前述したが、イエスに行われた十字架刑は、ローマ帝国に対する犯罪だけに適用される刑罰だった。
だからイエスは、ローマ帝国の怒りを買ったのであり、「政治犯」だったと考えられる。
バラバが殺人や盗みをした罪人ならば、どうして群衆はイエスよりも彼の命を救おうとしたのか。
イエスよりもバラバの助命を選んだことは、福音書に出てくるおかしな記述の中でも目立っている。
もしバラバがイエスの息子で、王位継承者だったならば、王家の血筋の保存のために、群衆はイエスよりも若いバラバを選んだのかもしれない。
イエスは前6年頃に生まれたと言われており、当時のユダヤ教徒は16~17歳で結婚したから、イエスが十字架刑になった時にユダヤ法で成人とされる13歳以上の息子がいても不思議はない。
むしろ他にも子供がいた可能性が高い。
イエスと熱心党には関係があり、イエスは熱心党の一味として処刑されたのは間違いないだろう。
実際に、イエスと共に処刑された2人は、「レスタイ」と記されており、これは熱心党を指すローマ人の呼び方であった。
イエスは、攻撃的な面を持っていたし、「私は平和をもたらすためではなく、剣をもたらすために来た」とも述べている。
ルカ福音書ではイエスは、剣を持っていない者に買うように指示したり、過越の食事の後に皆の剣を確認している。

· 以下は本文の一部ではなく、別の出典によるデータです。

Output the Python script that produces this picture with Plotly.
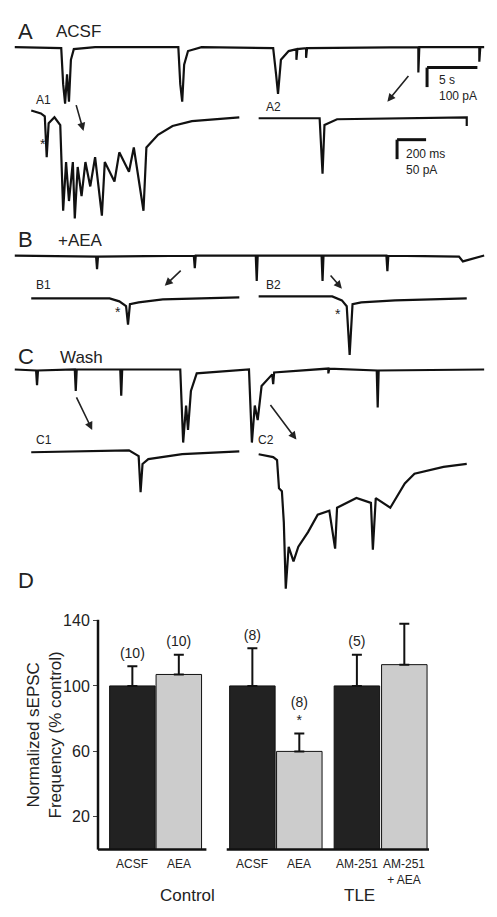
import plotly.graph_objects as go

W, H = 497, 917          # reference coordinate system
FIG_W, FIG_H = 481, 901  # leave room for the page's body margin

# bar chart data (panel D)
groups = ["ACSF", "AEA", "ACSF", "AEA", "AM-251", "AM-251<br>+ AEA"]
means = [100, 107, 100, 60, 100, 113]
err_top = [112, 119, 123, 71, 119, 138]
n_labels = ["(10)", "(10)", "(8)", "(8)<br>*", "(5)", "(5)"]
bar_colors = ["#222222", "#cccccc", "#222222", "#cccccc", "#222222", "#cccccc"]
bar_x = [128.5, 176.5, 252.5, 301, 360.5, 409.5]
yticks = [20, 60, 100, 140]

# traces as (x px, y px) points
trace_A = [(7, 32), (55, 33), (57, 70), (59, 90), (61, 60), (63, 88), (65, 45), (68, 34), (90, 32),
           (176, 32), (178, 70), (180, 88), (182, 50), (186, 36), (200, 32), (274, 33), (277, 60),
           (279, 80), (282, 45), (290, 36), (298, 34), (298, 45), (299, 34), (308, 33), (308, 43),
           (309, 33), (424, 32), (424, 58), (425, 32), (487, 32), (487, 47), (488, 32), (492, 32)]
trace_A1 = [(24, 97), (34, 100), (38, 103), (40, 145), (42, 110), (48, 104), (54, 112), (57, 200),
            (60, 150), (63, 190), (67, 150), (69, 208), (72, 155), (76, 185), (80, 150), (85, 175),
            (90, 145), (97, 205), (100, 150), (110, 170), (115, 140), (125, 160), (130, 135),
            (140, 200), (143, 135), (155, 122), (170, 113), (190, 108), (239, 104)]
trace_A2 = [(259, 105), (322, 105), (325, 162), (327, 112), (340, 106), (474, 104), (474, 113)]
trace_B = [(7, 246), (91, 247), (92, 260), (93, 247), (192, 246), (193, 259), (194, 246),
           (256, 246), (257, 272), (258, 246), (324, 246), (325, 272), (326, 246), (391, 246),
           (392, 262), (393, 246), (466, 247), (470, 252), (492, 246)]
trace_B1 = [(24, 290), (105, 290), (115, 293), (122, 298), (124, 317), (126, 296), (135, 294),
            (160, 291), (239, 289)]
trace_B2 = [(259, 288), (335, 288), (345, 292), (350, 298), (353, 348), (356, 296), (365, 294),
            (400, 292), (474, 290)]
trace_C = [(7, 363), (29, 364), (30, 379), (31, 364), (69, 363), (70, 385), (71, 363), (116, 363),
           (117, 390), (118, 363), (178, 363), (181, 438), (184, 400), (186, 425), (189, 385),
           (195, 367), (249, 363), (252, 438), (255, 400), (258, 415), (262, 380), (273, 368),
           (274, 378), (275, 366), (331, 362), (331, 367), (332, 362), (381, 364), (382, 402),
           (383, 364), (492, 363)]
trace_C1 = [(24, 448), (125, 446), (135, 452), (137, 489), (139, 460), (145, 455), (180, 450),
            (239, 447)]
trace_C2 = [(259, 450), (274, 453), (278, 456), (280, 485), (283, 488), (285, 520), (287, 588),
            (290, 545), (295, 560), (300, 545), (310, 530), (320, 512), (332, 508), (338, 547),
            (340, 505), (360, 495), (375, 500), (377, 548), (380, 495), (395, 505), (410, 480),
            (420, 470), (450, 463), (474, 460)]
arrows = [((70, 90), (78, 118)), ((415, 60), (392, 88)), ((180, 260), (162, 277)),
          ((332, 265), (345, 280)), ((70, 390), (87, 425)), ((270, 398), (298, 435))]

fig = go.Figure()

for tr in [trace_A, trace_A1, trace_A2, trace_B, trace_B1, trace_B2, trace_C, trace_C1, trace_C2]:
    fig.add_trace(go.Scatter(x=[p[0] for p in tr], y=[p[1] for p in tr], mode="lines",
                             line=dict(color="#111111", width=2.2), hoverinfo="skip",
                             xaxis="x", yaxis="y"))

fig.add_trace(go.Bar(
    x=bar_x, y=means, width=47, marker=dict(color=bar_colors, line=dict(color="#111111", width=1)),
    error_y=dict(type="data", symmetric=False, array=[t - m for t, m in zip(err_top, means)],
                 arrayminus=[0] * len(means), color="#111111", thickness=2, width=5),
    xaxis="x2", yaxis="y2", hoverinfo="skip", cliponaxis=False))

fig.add_trace(go.Scatter(
    x=bar_x, y=[t + 3 for t in err_top], mode="text", text=n_labels, textposition="top center",
    textfont=dict(size=14, color="#222222"), xaxis="x2", yaxis="y2", hoverinfo="skip",
    cliponaxis=False))

shapes = []
for (x0, y0), (x1, y1) in arrows:
    fig.add_annotation(x=x1, y=y1, ax=x0, ay=y0, xref="x", yref="y", axref="x", ayref="y",
                       showarrow=True, arrowhead=2, arrowsize=1, arrowwidth=1.6, arrowcolor="#222222", text="")

# scale bars
for x0, y0, x1, y1 in [(433, 53, 485, 53), (433, 53, 433, 73), (402, 127, 432, 127), (402, 127, 402, 147)]:
    shapes.append(dict(type="line", xref="x", yref="y", x0=x0, y0=y0, x1=x1, y1=y1,
                       line=dict(color="#111111", width=3)))
# bar chart axes
shapes.append(dict(type="line", xref="paper", yref="paper", x0=93 / W, x1=93 / W,
                   y0=1 - 856 / H, y1=1 - 620 / H, line=dict(color="#111111", width=2.5)))
for x0, x1 in [(93, 205), (226, 435)]:
    shapes.append(dict(type="line", xref="paper", yref="paper", x0=x0 / W, x1=x1 / W,
                       y0=1 - 856 / H, y1=1 - 856 / H, line=dict(color="#111111", width=2.5)))

labels = [("A", 8, 16, 22), ("ACSF", 48, 16, 17), ("A1", 27, 86, 12), ("A2", 265, 93, 12),
          ("*", 31, 131, 14), ("5 s", 443, 66, 12), ("100 pA", 443, 82, 12),
          ("200 ms", 409, 142, 12), ("50 pA", 409, 158, 12),
          ("B", 8, 229, 22), ("+AEA", 50, 231, 17), ("B1", 27, 276, 12), ("B2", 265, 276, 12),
          ("*", 108, 304, 14), ("*", 336, 306, 14),
          ("C", 8, 350, 22), ("Wash", 52, 351, 17), ("C1", 27, 435, 12), ("C2", 256, 435, 12),
          ("D", 8, 580, 22), ("Control", 155, 903, 17), ("TLE", 345, 903, 17)]
for t, x, y, s in labels:
    fig.add_annotation(x=x, y=y, xref="x", yref="y", text=t, showarrow=False, xanchor="left",
                       yanchor="middle", font=dict(size=s, color="#222222"))

for g, x in zip(groups, bar_x):
    fig.add_annotation(x=x, y=862, xref="x", yref="y", text=g, showarrow=False, yanchor="top",
                       font=dict(size=12, color="#222222"))

fig.add_annotation(x=38, y=738, xref="x", yref="y", text="Normalized sEPSC<br>Frequency (% control)",
                   showarrow=False, textangle=-90, font=dict(size=17, color="#222222"))

fig.update_layout(
    width=FIG_W, height=FIG_H, margin=dict(l=0, r=0, t=0, b=0), showlegend=False,
    paper_bgcolor="white", plot_bgcolor="rgba(0,0,0,0)",
    font=dict(family="Liberation Sans, Arial, sans-serif"),
    shapes=shapes,
    xaxis=dict(range=[0, W], domain=[0, 1], visible=False, fixedrange=True),
    yaxis=dict(range=[H, 0], domain=[0, 1], visible=False, fixedrange=True),
    xaxis2=dict(range=[0, W], domain=[0, 1], visible=False, anchor="y2"),
    yaxis2=dict(range=[0, 140], domain=[1 - 856 / H, 1 - 620.7 / H], anchor="free", position=93 / W,
                tickvals=yticks, ticks="outside", ticklen=5, showgrid=False, zeroline=False,
                showline=False, tickfont=dict(size=16, color="#222222")),
)

fig.write_html("out.html")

またヨハネ福音書では、イエスが逮捕された時、弟子のシモン・ペトロが剣を持っていた。
このように、福音書はイエスと軍事集団(熱心党)の関わりを隠しきれていない。
専門家によると、ユダ・イスカリオテ(※イエスを裏切った弟子)は「シカリ党のユダ」に由来し、シカリとは熱心党の別称である。
熱心党においてシカリは、暗殺組織のエリートだったらしい。
さらにシモンというイエスの弟子は、ルカ福音書では熱心党員とされており、「ゼロテ(熱心)党のシモン」と書かれている。